Ipe Wood (pronounced E-pay) – what it is
Ipe Wood (sometimes referred to as “Brazilian Walnut”) is an exotic and beautiful South American hardwood that is highly durable as rated by the US Forest Products Laboratory. The scientific name for Ipe is Tabebuia spp. Ipe’s primary characteristics follow:
- Ipe is such an amazingly strong and long-lasting wood species, it is highly valued as an exterior building material.
- Ipe wood is resistant to fire naturally, has a rating of Class A by the NFPA (the highest possible rating, the same as concrete)
- Ipe resists insects, moisture and movement
- Ipe hardwood has a hardness rating of 3640 on the Janka scale, almost 3 times harder than that of Red Oak. This makes Ipe one of the hardest woods on the planet and an extremely popular choice for decking and outdoor wood in Europe, Asia and North America.
- The texture of Ipe wood decking is fine to medium, and it has a straight to irregular grain pattern.
- Ipe wood is ideal for exterior residential and commercial applications such as boat docks, residential decking, boardwalks, pool decking, foot bridges, outdoor furniture, wood siding etc.
- Ipe wood is also resistant to surface checking and has some natural resistance to molds, two of the most destructive forces to deck surfaces.
- Ipe can be sealed to maintain its natural color and beauty, or left to weather to a beautiful silver gray color. Ipe is an exotic hardwood that is naturally resistant to rot, decay and insect attack.
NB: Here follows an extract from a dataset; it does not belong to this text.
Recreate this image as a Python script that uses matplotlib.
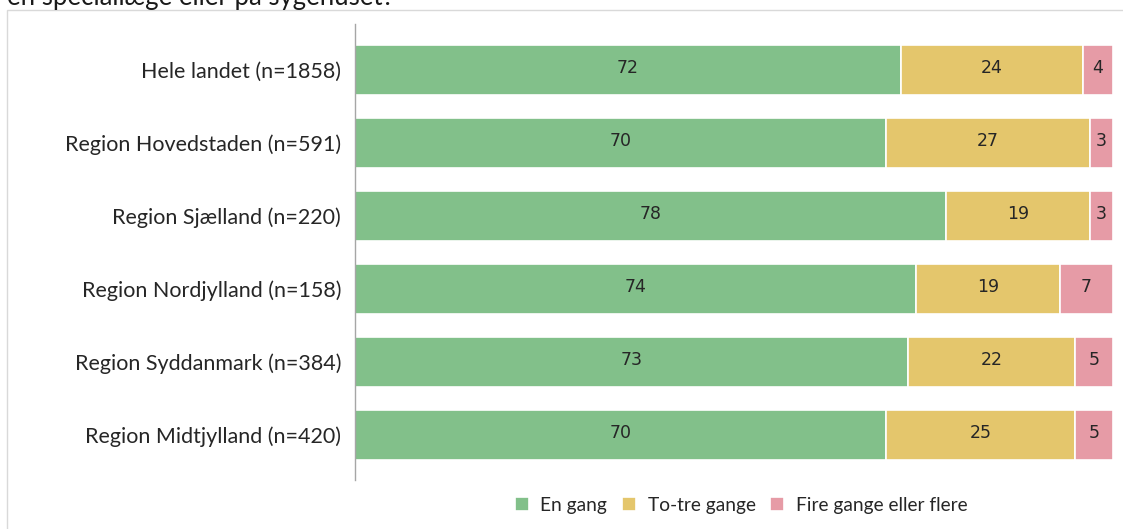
import matplotlib
matplotlib.use("Agg")
import matplotlib.pyplot as plt
from matplotlib.patches import Rectangle

categories = ["Hele landet (n=1858)", "Region Hovedstaden (n=591)", "Region Sjælland (n=220)",
              "Region Nordjylland (n=158)", "Region Syddanmark (n=384)", "Region Midtjylland (n=420)"]
series_names = ["En gang", "To-tre gange", "Fire gange eller flere"]
en_gang = [72, 70, 78, 74, 73, 70]
to_tre = [24, 27, 19, 19, 22, 25]
fire_plus = [4, 3, 3, 7, 5, 5]
colors = ["#82C08A", "#E4C66C", "#E69BA6"]
title = "en speciallæge eller på sygehuset?"

W, H = 1123, 529
fig = plt.figure(figsize=(W / 100, H / 100), dpi=100)
fig.patch.set_facecolor("white")

# outer frame
fig.patches.append(Rectangle((7 / W, -0.1), 1.2, (H - 10) / H + 0.1, transform=fig.transFigure,
                             fill=False, edgecolor="#D9D9D9", linewidth=1))
fig.text(7 / W, 1 - 5 / H, title, fontsize=18.5, family="Lato", color="#1a1a1a",
         ha="left", va="baseline")

ax = fig.add_axes([355 / W, (H - 480) / H, (1113 - 355) / W, (480 - 24) / H])
y = list(range(len(categories)))
series = [en_gang, to_tre, fire_plus]
left = [0] * len(categories)
for name, vals, c in zip(series_names, series, colors):
    ax.barh(y, vals, left=left, height=0.685, color=c, edgecolor="white",
            linewidth=1.2, label=name)
    for yi, l, v in zip(y, left, vals):
        ax.text(l + v / 2, yi - 0.03, str(v), ha="center", va="center", fontsize=12.5,
                family="DejaVu Sans", color="#262626")
    left = [a + b for a, b in zip(left, vals)]

ax.set_xlim(0, 100)
ax.set_ylim(5.62, -0.63)
ax.set_yticks(y)
ax.set_yticklabels(categories, fontsize=15.5, family="Lato", color="#262626")
for lbl in ax.get_yticklabels():
    lbl.set_va("center_baseline")
ax.tick_params(axis="y", length=0, pad=10)
ax.set_xticks([])
for s in ["top", "right", "bottom"]:
    ax.spines[s].set_visible(False)
ax.spines["left"].set_color("#A6A6A6")
ax.spines["left"].set_linewidth(1)

leg = fig.legend(loc="center", bbox_to_anchor=(741 / W, 1 - 505 / H), ncol=3, frameon=False,
                 prop={"family": "Lato", "size": 13.8}, handlelength=0.75,
                 handleheight=0.75, handletextpad=0.6, columnspacing=0.75)
for t in leg.get_texts():
    t.set_color("#262626")

fig.savefig("out.png", dpi=100)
Supply and Demand for Ipe Wood
Demand for Ipe Wood
- Due to its unique characteristics, the global demand for Ipe wood has been and will continue to remain strong.
- Ipe is milled into a wide variety of nominal sizes from 1x2 to large timber sizes like 4x12 and 6x6.
- The various sizes of Ipe wood are used to make a plethora of items such as; Ipe decking, Ipe structural lumber, Ipe posts, Ipe beams, interior flooring, porch flooring, tool handles, truck floors, railroad ties, wood siding, rainscreen cladding and many more.
Supply of Ipe Wood
- The best subspecies of Ipe wood are grown and harvested in Northern Brazil. The ideal growing climate of this region allows the Ipe trees to grow and mature quickly.
- The price of Ipe wood can also be affected by fluctuations in currency. If the US dollar is weak and the Brazilian currency is strong, then the cost of Ipe wood products in North America is higher. As a result of a vibrant Brazilian economy, there have been significant price increases for Ipe throughout the USA and Europe.
Harvesting process of Ipe wood
In Brazil, the harvesting process of Ipe wood is controlled by the Brazilian government to insure legal and sustainable harvesting of these natural resources. The two widely accepted methods to establish legal chain of custody are:
- Forest Stewardship Council (FSC) – an independent 3rd party body that ensures compliance with all eco-harvesting practices and principles. FSC Ipe wood suppliers adhere to strict guidelines for harvesting, milling, transit, shipping, etc. throughout all levels of the supply chain from the forest harvesting site to the end user. FSC certified exotic woods such as Ipe are generally less available and carry a significant premium price.
- IBAMA/SEMA – a comprehensive chain of custody methodology that also insures that eco-harvesting principles using satellite and GPS Technology are followed throughout all levels of the supply chain from the forest project where the Ipe is harvested to the port of export.
- The harvesting season for Ipe and other high density, exotic hardwoods is a short cycle that often begins in July and lasts until the rainy season (typically December, January and February). During the rainy season, harvesting is neither possible nor permitted.